Geoff Wardle is Director of Advanced Mobility Research at Art Center College of Design in Pasadena, California. Educated first as a vehicle engineer and then as an automotive designer at the Royal College of Art in London, Geoff has had extensive experience as a professional vehicle designer across four continents and remains a passionate car enthusiast. However, because of his career in the automotive industry, Geoff became increasingly concerned about the future sustainability of this industry, personal mobility and transportation in general. With more than a decade of full-time involvement with Art Center’s Transportation Design department, in California and in Europe, Wardle has been a continual advocate for transportation designers becoming far more concerned and involved with the many other disciplines that make up mobility in its entirety, particularly in the urban environment.
Question: Where did the idea for Futurama 2.0 come from?
Geoff Wardle: I withdrew from the automobile industry and was lucky enough to get involved in full-time design education, transportation design, which gave me room to think about the bigger picture of transportation. Then later on, I met with Dave. We were both working at Arts Center, we got involved with setting up a series of sustainable mobility summits at Arts Center, and the three of us decided that we needed to bring a lot of people together to talk about these issues of sustainable mobility. And in that process, which was a lot of fun and extremely interesting, we got to meet some extraordinary people both in transportation and experts in sustainability and within the government as well.
As a result of that, Dave and I were invited to go and testify before Congress in December 2008, at a House Select Committee on Energy and Dependence and Global Warming.

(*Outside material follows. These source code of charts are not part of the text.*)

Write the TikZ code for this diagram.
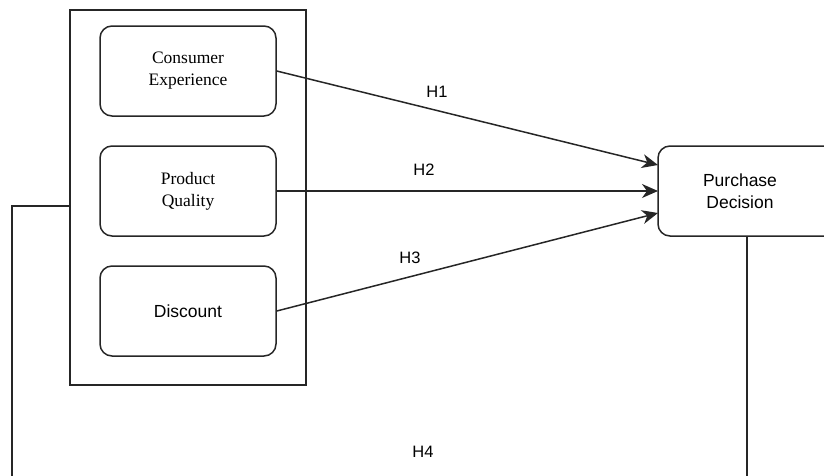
\documentclass[tikz,border=0pt]{standalone}
\usepackage{fontspec}
\setmainfont{Liberation Serif}
\setsansfont{Liberation Sans}
\usetikzlibrary{arrows.meta}
\begin{document}
\begin{tikzpicture}[x=1pt,y=-1pt,
  box/.style={draw=black!85,line width=1.5pt,rounded corners=12pt,minimum width=176pt,minimum height=90pt,align=center,inner sep=0pt},
  serifbox/.style={box,font=\fontsize{17.5}{22}\selectfont\rmfamily},
  sansbox/.style={box,font=\fontsize{17.5}{22}\selectfont\sffamily},
  link/.style={draw=black!85,line width=1.5pt,-{Stealth[length=16pt,width=14pt,inset=5pt]}},
  wire/.style={draw=black!85,line width=1.5pt},
  hlabel/.style={font=\fontsize{16.5}{18}\selectfont\sffamily}]
\useasboundingbox (0,0) rectangle (824,475);
% outer group frame
\node (group) [draw=black!85,line width=1.5pt,minimum width=236pt,minimum height=375pt,inner sep=0pt] at (188,197.5) {};
% independent variables
\node (ce) [serifbox] at (188,71) {Consumer\\Experience};
\node (pq) [serifbox] at (188,191) {Product\\Quality};
\node (dc) [sansbox] at (188,311) {Discount};
% dependent variable
\node (pd) [sansbox,minimum width=180pt] at (748,191) {};
\node (pdtext) [font=\fontsize{17.5}{22}\selectfont\sffamily,align=center] at (740,191) {Purchase\\Decision};
% hypotheses
\coordinate (t1) at (658,165);
\coordinate (t2) at (658,191);
\coordinate (t3) at (658,213);
\draw[link] (ce.east) -- (t1);
\draw[link] (pq.east) -- (t2);
\draw[link] (dc.east) -- (t3);
\node (h1) [hlabel] at (437,92) {H1};
\node (h2) [hlabel] at (424,170) {H2};
\node (h3) [hlabel] at (410,258) {H3};
% moderating loop below
\coordinate (lg) at (group.west |- 0,206);
\coordinate (lc) at (12,206);
\coordinate (lb) at (12,482);
\coordinate (rt) at (747,236);
\coordinate (rb) at (747,482);
\draw[wire] (lg) -- (lc) -- (lb);
\draw[wire] (rt) -- (rb);
\node (h4) [hlabel] at (423,452) {H4};
\end{tikzpicture}
\end{document}
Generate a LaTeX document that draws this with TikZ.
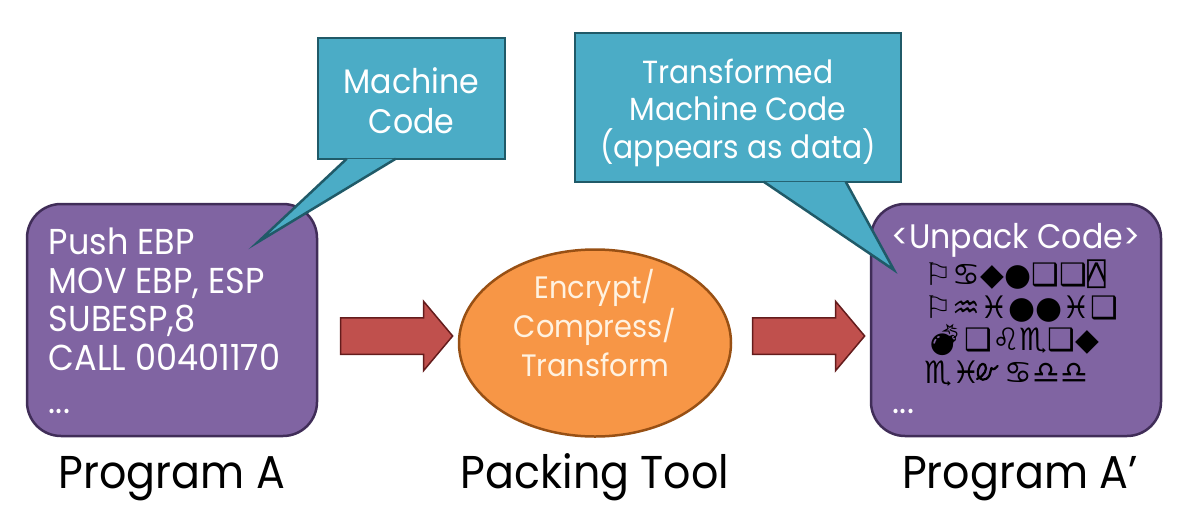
\documentclass[tikz,border=0pt]{standalone}
\usepackage{fontspec}
\setmainfont{Poppins}[FakeStretch=0.93]
\newfontfamily\glyphfont{DejaVu Sans}
\newfontfamily\aplfont{DejaVu Sans Mono}
\newfontfamily\emojifont{Noto Emoji}
\usepackage{tikz}
\usetikzlibrary{calc,positioning,shapes.geometric,shapes.arrows}
\definecolor{progPurple}{RGB}{128,100,162}
\definecolor{progBorder}{RGB}{64,45,88}
\definecolor{tealFill}{RGB}{75,172,198}
\definecolor{tealBorder}{RGB}{32,90,104}
\definecolor{packOrange}{RGB}{247,150,70}
\definecolor{packBorder}{RGB}{152,80,20}
\definecolor{packText}{RGB}{255,242,225}
\definecolor{arrowRed}{RGB}{192,80,77}
\definecolor{arrowBorder}{RGB}{100,28,28}

\tikzset{
  codebox/.style={draw=progBorder, fill=progPurple, line width=2.5pt, rounded corners=34pt,
    minimum width=290pt, minimum height=232pt},
  codetext/.style={text=white, align=left, inner sep=0pt, font=\fontsize{36}{38.5}\selectfont},
  glyphrows/.style={text=black, align=left, inner sep=0pt, font=\glyphfont\fontsize{31}{32.5}\selectfont},
  bubble/.style={draw=tealBorder, fill=tealFill, line width=2.5pt},
  bubbletext/.style={text=white, align=center},
  pointer/.style={draw=tealBorder, fill=tealFill, line width=2.5pt},
  packer/.style={ellipse, draw=packBorder, fill=packOrange, line width=2.5pt,
    minimum width=272pt, minimum height=187pt},
  fatarrow/.style={single arrow, draw=arrowBorder, fill=arrowRed, line width=1.5pt,
    minimum height=112pt, inner sep=17.5pt, single arrow head extend=16.5pt,
    single arrow tip angle=100},
  caption/.style={anchor=base, font=\fontsize{46}{46}\selectfont}
}

\begin{document}
\begin{tikzpicture}[x=1pt,y=-1pt]
\useasboundingbox (0,0) rectangle (1195,528);

% the three stages
\node[codebox] (progA) at (172,320) {};
\node[codetext, anchor=north west] (progAcode) at ($(progA.north west)+(23,25)$)
  {Push EBP\\MOV EBP, ESP\\SUBESP,8\\CALL 00401170\\[5pt]...};

\node[packer] (packer) at (595,343) {};
\node[align=center, text=packText, font=\fontsize{31}{39}\selectfont] (packtext)
  at ($(packer.center)+(0,-20)$) {Encrypt/\\Compress/\\Transform};

\node[codebox] (progB) at (1016,320) {};
\node[anchor=base, text=white, font=\fontsize{34}{34}\selectfont] (unpack)
  at ($(progB.north)+(0,46)$) {<Unpack Code>};
\node[glyphrows, anchor=north west] (garbage) at ($(progB.north west)+(55,57)$)
  {⚐♋◆●❑❑{\aplfont ⍓}\\
   ⚐♒♓●●♓❑\\
   {\emojifont 💣}❑♌♏❑◆\\
   ♏♓\hspace{24pt}♋♎♎};
% script et ornament, drawn by hand (no font has it)
\coordinate (etMark) at (977,381);
\draw[line width=2.2pt, line cap=round, line join=round, shift={(etMark)}, xscale=0.9]
  (0,-2) .. controls (8,-5) and (12,-12) .. (9,-16)
  .. controls (6,-20) and (0,-14) .. (1,-7)
  .. controls (2,0) and (10,1) .. (14,-6)
  -- (16,-13) .. controls (18,-10) and (21,-13) .. (23,-15);
\node[codetext, anchor=base west] (progBdots) at ($(progB.south west)+(23,-24)$) {...};

% arrows between stages
\node[fatarrow] (arrA) at (389,336) {};
\node[fatarrow] (arrB) at (801,336) {};

% callouts
\node[bubble, minimum width=187pt, minimum height=121pt] (mcBox) at (411.5,98.5) {};
\node[bubbletext, font=\fontsize{34}{40}\selectfont] (mcText) at ($(mcBox.center)+(0,2)$) {Machine\\Code};
\coordinate (mcTip) at (258,242);
\filldraw[pointer] ($(mcBox.south west)+(30,-1.5)$) -- (mcTip) -- ($(mcBox.south west)+(79,-1.5)$);

\node[bubble, minimum width=326pt, minimum height=149pt] (tfBox) at (738,107.5) {};
\node[bubbletext, font=\fontsize{32}{37.5}\selectfont] (tfText) at ($(tfBox.center)+(0,5)$)
  {Transformed\\Machine Code\\(appears as data)};
\coordinate (tfTip) at (894,270);
\filldraw[pointer] ($(tfBox.south west)+(190,-1.5)$) -- (tfTip) -- ($(tfBox.south west)+(272,-1.5)$);

% captions
\node[caption] (capA) at ($(progA.south)+(0,51)$) {Program A};
\node[caption] (capP) at ($(packer.south)+(0,51)$) {Packing Tool};
\node[caption] (capB) at ($(progB.south)+(4,51)$) {Program A’};
\end{tikzpicture}
\end{document}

The conversation was about whether or not to bail Detroit out, which was a hot topic at the time. And our testimony essentially was that, before you could decide what to do with the car industry, you really needed to have a long-term vision of what the whole transportation landscape was going to be in the U.S. to decide whether the car industry had any major relevant part to play in that. That’s the testimony we delivered, but it was very clear to us that actually the conversations going on around at the time were about whether cars should do 35 mpg instead of 27.5 mpg. So, we were a little bit dismayed at that, but we decided we needed to do something about this and we decided we needed to add some more far-reaching conversation into this whole topic.
We decided essentially to take our testimony and develop a white paper and as we did that, we realized that it was actually a huge task and rather than just talk about it we decided we’d take the bull by the horns and set up ongoing transportation to work on what we called the Futurama 2.0 Project.
Question: Who are the players that need to collaborate right now?
Geoff Wardle: Well, we’ve identified a large number of players who need to take part in that because the future of transportation, if we’re going to implement truly innovative, sustainable means of transportation for both people and goods, that are compelling and viable, which means people will really want to use them, that industry and business is convinced they can make good profit out of this, that it fits in with government’s long-term objectives, we have to bring all the stakeholders in the future of transportation to the table. So it’s not just people who design cars and buses and trains, it’s not just civil engineers who design the infrastructure and build the infrastructure. We have to understand what the urban planners are thinking, how a transportation integrates into the urban landscape. We need to know the economics of all of this is going to work. We need to know a lot about the psychology about how the people think at various levels. We need to have people represent all the different areas of transportation and distribution of goods and people. So, it’s pretty much everybody. And again, from a design perspective, this is if you like, a giant version of what we are used to doing in our day-to-day work.
Question: Should the public and private sectors work together on these challenges?
Geoff Wardle: Well I think, first of all, it’s essential that they do work together. That’s an imperative. Big picture is that government needs to be able to set the right policy and make policy clear that helps people who are planning for the future of transportation to know what the rules of the game are. At the same time, industry needs to know – business and industry and the providers of the transportation systems and services, need to understand that there is a viable economy built around this. So there has to be a dialogue. And that’s one thing that we want to do, we want to try to facilitate that dialogue.
Question: How can we go about building an open forum for ideas that prevents scientists from concealing research?
Geoff Wardle: Well, if we’re going to build a viable, compelling vision which the United States can get behind and support, it had better be a right vision. So as we go through this process, we will have to make sure that there is plenty of validation and research and modeling of these ideas and solutions to make sure that everybody has confidence that it’s the right thing to do.
We realized as we thought about how this was going to unfold that we would be able to collect a lot of data, examine a lot of different models which would require a large team of people who have become, if you like, experts on the mathematics and the viability of all of this. And a number of people who have given us advice and support on this journey so far have pointed out that compared to the building industry, there isn’t really any leads certification equivalent for transportation as there is in the building industry. So this is something that we are really interested in exploring to see whether that will go hand-in-hand with building the Futurama 2.0 vision.